Vegetables are a varied food group that includes garden produce and fruit and is enjoyed by most people. But they also present a hazard to consumers’ health. Vegetables may be subject to different types of contamination, not only due to a wide range of chemical products, but also to parasites, virus and disease-causing bacteria.
If we concentrate on the hazards posed by microbes, you should keep in mind that many vegetables grow in the ground, that they may be fertilized with organic matter and that they are frequently eaten raw. This is why controlling the sources of contamination is very important, although practically impossible. Also, contamination does not imply that the product has been altered. For alteration to happen certain conditions must be met, and vegetables are provided with protection systems, such as their external cover, which limit the penetration of bacteria. The problem is that it is difficult to detect changes in contaminated vegetables and so it is difficult to evaluate the hazard they pose. On the other hand, since contamination happens mainly on the surface of the vegetables, it is possible to eliminate it if you use a proper disinfection method.
Different substances are used to obtain a significant reduction of these hazards. The most recommended one, due to its efficacy and low cost, is sodium hypochlorite or bleach. This disinfectant is very effective, especially in eliminating bacteria. Nonetheless, contact time is very important, especially when high contamination produced by organic matter exists.

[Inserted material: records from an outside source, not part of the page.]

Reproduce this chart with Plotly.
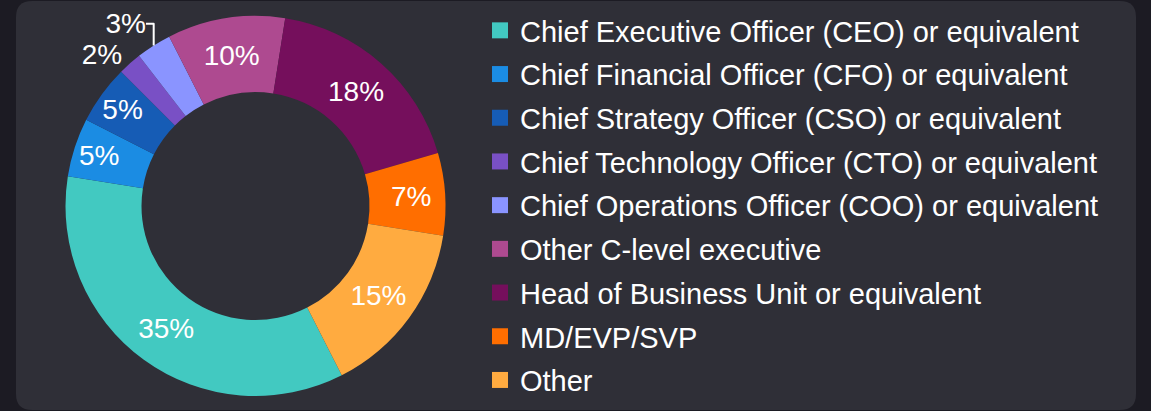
import plotly.graph_objects as go

roles = [
    "Chief Executive Officer (CEO) or equivalent",
    "Chief Financial Officer (CFO) or equivalent",
    "Chief Strategy Officer (CSO) or equivalent",
    "Chief Technology Officer (CTO) or equivalent",
    "Chief Operations Officer (COO) or equivalent",
    "Other C-level executive",
    "Head of Business Unit or equivalent",
    "MD/EVP/SVP",
    "Other",
]
shares = [35, 5, 5, 2, 3, 10, 18, 7, 15]
colors = ["#42C9C1", "#1B8CE3", "#165CB5", "#7950C5", "#8A94FF",
          "#AE4A90", "#750F5C", "#FF6E00", "#FFAB40"]
label_pos = ["inside", "inside", "inside", "outside", "outside",
             "inside", "inside", "inside", "inside"]

W, H = 1151, 411
FONT = "Liberation Sans, Arial, sans-serif"

fig = go.Figure(go.Pie(
    labels=roles,
    values=shares,
    sort=False,
    direction="clockwise",
    rotation=153,
    hole=0.6,
    marker=dict(colors=colors, line=dict(width=0)),
    texttemplate="%{value}%",
    textposition=label_pos,
    insidetextorientation="horizontal",
    textfont=dict(color="white", size=28, family=FONT),
    outsidetextfont=dict(color="white", size=28, family=FONT),
    hoverinfo="label+percent",
    showlegend=False,
    domain=dict(x=[(255.5 - 190) / W, (255.5 + 190) / W],
                y=[15 / H, 395 / H]),
))

# legend entries: one per role so the rows can be spaced apart
for role, c in zip(roles, colors):
    fig.add_trace(go.Scatter(
        x=[None], y=[None], mode="markers", name=role, legendgroup=role,
        marker=dict(symbol="square", size=16, color=c),
    ))

# rounded dark panel behind everything
x0, x1, y0, y1, r = 16 / W, 1136 / W, 1 - 410 / H, 1 - 1 / H, 16
rx, ry = r / W, r / H
panel = (f"M {x0+rx},{y0} L {x1-rx},{y0} Q {x1},{y0} {x1},{y0+ry} "
         f"L {x1},{y1-ry} Q {x1},{y1} {x1-rx},{y1} L {x0+rx},{y1} "
         f"Q {x0},{y1} {x0},{y1-ry} L {x0},{y0+ry} Q {x0},{y0} {x0+rx},{y0} Z")
fig.add_shape(type="path", path=panel, xref="paper", yref="paper",
              fillcolor="#2F2F37", line=dict(width=0), layer="below")

fig.update_layout(
    width=W, height=H,
    margin=dict(l=0, r=0, t=0, b=0),
    paper_bgcolor="#1C1B23",
    plot_bgcolor="rgba(0,0,0,0)",
    font=dict(family=FONT, color="white"),
    xaxis=dict(visible=False),
    yaxis=dict(visible=False),
    legend=dict(x=480 / W, y=1 - 5 / H, xanchor="left", yanchor="top",
                font=dict(size=29, color="white", family=FONT),
                tracegroupgap=3, itemsizing="trace",
                bgcolor="rgba(0,0,0,0)"),
)

fig.write_html("out.html", config={"displayModeBar": False},
               post_script="document.body.style.margin='0';")
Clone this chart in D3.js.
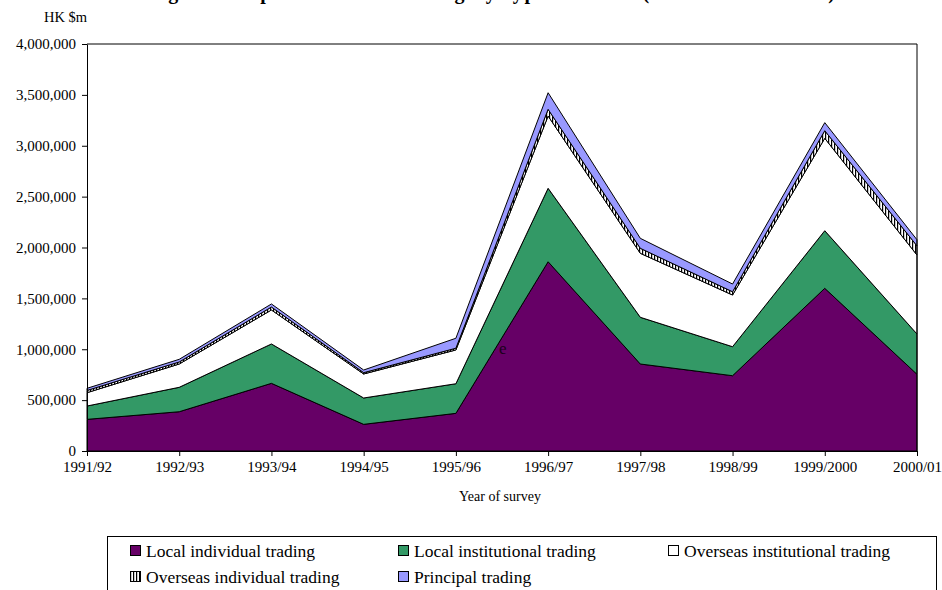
<!DOCTYPE html>
<html>
<head>
<meta charset="utf-8">
<script src="https://cdn.jsdelivr.net/npm/d3@7"></script>
<style>
  html, body { margin: 0; padding: 0; background: #fff; }
  svg { display: block; font-family: "Liberation Serif", "Times New Roman", serif; }
</style>
</head>
<body>
<svg id="chart" width="942" height="590"></svg>
<script>
// Value of trading by type of trade, HK$ million
const years = ["1991/92", "1992/93", "1993/94", "1994/95", "1995/96",
               "1996/97", "1997/98", "1998/99", "1999/2000", "2000/01"];
const localIndividual       = [311000, 386000, 665000, 262000, 370000, 1860000, 855000, 740000, 1599000, 754000];
const localInstitutional    = [131000, 240000, 387000, 259000, 291000, 722000, 459000, 285000, 566000, 396000];
const overseasInstitutional = [131000, 229000, 334000, 236000, 332000, 710000, 629000, 508000, 908000, 776000];
const overseasIndividual    = [22000, 20000, 29000, 13000, 17000, 66000, 49000, 32000, 75000, 90000];
const principalTrading      = [21000, 26000, 30000, 26000, 98000, 163000, 98000, 76000, 79000, 60000];
const yTicks = [0, 500000, 1000000, 1500000, 2000000, 2500000, 3000000, 3500000, 4000000];

const seriesNames = ["Local individual trading", "Local institutional trading",
                     "Overseas institutional trading", "Overseas individual trading",
                     "Principal trading"];
const seriesValues = [localIndividual, localInstitutional, overseasInstitutional,
                      overseasIndividual, principalTrading];
const fills = ["#660066", "#339966", "#ffffff", "url(#vhatch)", "#9999ff"];

const rows = years.map((yr, i) => {
  const r = { year: yr };
  seriesNames.forEach((k, j) => r[k] = seriesValues[j][i]);
  return r;
});

const svg = d3.select("#chart");

// vertical stripe pattern
const defs = svg.append("defs");
const pat = defs.append("pattern").attr("id", "vhatch")
  .attr("patternUnits", "userSpaceOnUse").attr("width", 3).attr("height", 3);
pat.append("rect").attr("width", 3).attr("height", 3).attr("fill", "#fff");
pat.append("rect").attr("x", 0).attr("width", 1.2).attr("height", 3).attr("fill", "#000");

const x = d3.scalePoint().domain(years).range([87, 917]);
const y = d3.scaleLinear().domain([0, 4000000]).range([451, 44]);

// title
svg.append("text")
  .attr("x", 147).attr("y", -1.5)
  .attr("textLength", 688).attr("lengthAdjust", "spacing")
  .attr("font-size", 20).attr("font-weight", "bold")
  .text("Figure 3: Split value of trading by type of trade (1991/92 - 2000/01)");

svg.append("text").attr("x", 44).attr("y", 22).attr("font-size", 14.5).text("HK $m");

// stacked areas
const stack = d3.stack().keys(seriesNames);
const layers = stack(rows);
const area = d3.area()
  .x(d => x(d.data.year))
  .y0(d => y(d[0]))
  .y1(d => y(d[1]));

svg.append("g").selectAll("path").data(layers).join("path")
  .attr("d", area)
  .attr("fill", (d, i) => fills[i])
  .attr("stroke", "#000")
  .attr("stroke-width", 1)
  .attr("stroke-linejoin", "miter");

// plot frame (top and right)
svg.append("path")
  .attr("d", `M${x.range()[0]},${y(4000000)}H${x.range()[1]}V${y(0)}`)
  .attr("fill", "none").attr("stroke", "#000").attr("stroke-width", 1);

// axes
const yAxis = svg.append("g").attr("transform", `translate(${x.range()[0]},0)`)
  .call(d3.axisLeft(y).tickValues(yTicks).tickFormat(d3.format(",")).tickSize(5).tickSizeOuter(0));
yAxis.selectAll("text").attr("font-size", 15).attr("font-family", "Liberation Serif").attr("fill", "#000").attr("x", -11);
yAxis.select(".domain").attr("stroke", "#000");

const xAxis = svg.append("g").attr("transform", `translate(0,${y(0)})`)
  .call(d3.axisBottom(x).tickSize(5).tickSizeOuter(0));
xAxis.selectAll("text").attr("font-size", 15).attr("font-family", "Liberation Serif").attr("fill", "#000").attr("dy", "0.75em").attr("y", 10);
xAxis.select(".domain").attr("stroke", "#000");

svg.append("text").attr("x", 500).attr("y", 501).attr("text-anchor", "middle")
  .attr("font-size", 14).text("Year of survey");

// stray label inside plot
svg.append("text").attr("x", 499).attr("y", 354).attr("font-size", 17)
  .attr("fill", "#1a001a").text("e");

// legend
svg.append("rect").attr("x", 107.5).attr("y", 536.5).attr("width", 829).attr("height", 70)
  .attr("fill", "#fff").attr("stroke", "#000").attr("stroke-width", 1);

const legendPos = [[130, 545], [398, 545], [668, 545], [130, 571], [398, 571]];
const lg = svg.append("g").selectAll("g").data(seriesNames).join("g")
  .attr("transform", (d, i) => `translate(${legendPos[i][0]},${legendPos[i][1]})`);
lg.append("rect").attr("x", 0.5).attr("y", 0.5).attr("width", 10).attr("height", 10)
  .attr("fill", (d, i) => fills[i]).attr("stroke", "#000").attr("stroke-width", 1);
lg.append("text").attr("x", 16).attr("y", 11.5).attr("font-size", 17.5).text(d => d);
</script>
</body>
</html>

A guideline to be used when disinfecting raw vegetables is this: first, wash the vegetable and get rid of the dirt by rinsing it under an abundant jet of water. Then, add chlorine which, according to its label, is suitable for disinfecting drinking water or food to a container full of water. Checking the label is important, because not every kind of bleach may be used for this purpose.
The dose depends on how concentrated the bleach is. This is why you must follow the instructions given by the manufacturer. Put the vegetables in the diluted bleach. Make sure there are not too many vegetables for the amount of liquid that you have prepared. Soak the vegetables in the liquid for 15 minutes, although if possible half an hour is the ideal contact time. After soaking, rinse in plenty of water.
Finally, you should keep in mind that this mixture should not be reused, since it loses its disinfectant properties after one use and it should be discarded.